Hi, I have a use case where I’m trying to make something like cloth simulation in havok. This is done by applying the movement of physics bodies with distance constraints to the vertices of a plane. The issue is the distance constraints are not behaving as expected, giving the cloth a stretchy / saggy look. To my understanding the distanceConstraint has a max distance, that in the example is set to the initial distance when the plane is straight. But the result is the plane actually sags. The more vertices and distance constraints, the saggier.

Maybe I am missing something, or maybe a different kind of constraint needs to be used?
The expected result is the plane is straight initially, and beginning to sag only when the outer edges would move inwards.

Gravity indeed pulls down the physics bodies that have mass. However in this case these bodies have distance constraints between them and the maximum distance between them is set on initialization time to be the distance when the cloth is straight. To me it seems there is an issue with the distance constraint max distance being exceeded when gravity is applied. If the amount of vertices and physics bodies increase, so does the sag. Maybe I am not understanding how the distance constraint works or the approach is not correct. Would be awesome to get someone who worked with distance constraints in Havok, but I don’t know who to tag.
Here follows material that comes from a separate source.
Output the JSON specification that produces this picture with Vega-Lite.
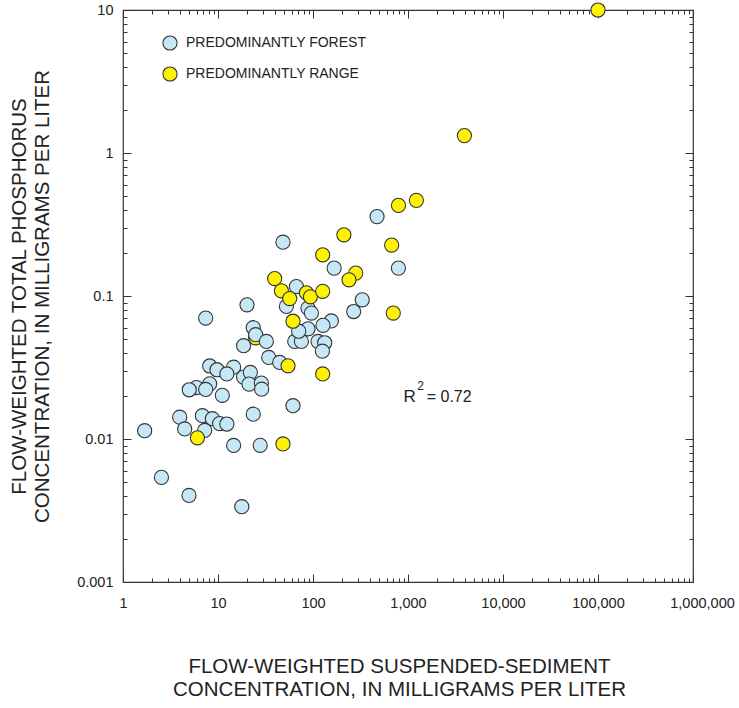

Like many physics engines, for speed, Havok uses an iterative constraint solver. One of the downsides of using a local solver is that there’s going to be some error remaining in the constraints. If you’re interested, Erin Catto has a good presentation about this at [1] - relevant section is from slide 18 onwards, but probably the most revealing slide for this kind of scenario is “Tall stacks are challenging too” on slide 32. The presentation is talking about contact constraints, but the ideas are the same for any constraint.

There’s a couple of different ways to reduce this error, you could try a combination of some of these:

Stepping the physics engine at a higher frequency (with lower deltaTime) will make the solver stiffer, as we get more time for the results to converge

Modify the masses of the bodies, so that the further away a body is from an “anchor,” the lighter that body is. This means that a body that’s further away from an anchor will moved more “easily” by the solver, and have less of a pulling effect on a body that’s closer to the anchor.

In addition to the distance constraint to a body’s neighbours, add an additional distance constraint between each body and it’s nearest anchor. This will add an additional constraint to help convergence when a body is far away from the anchor.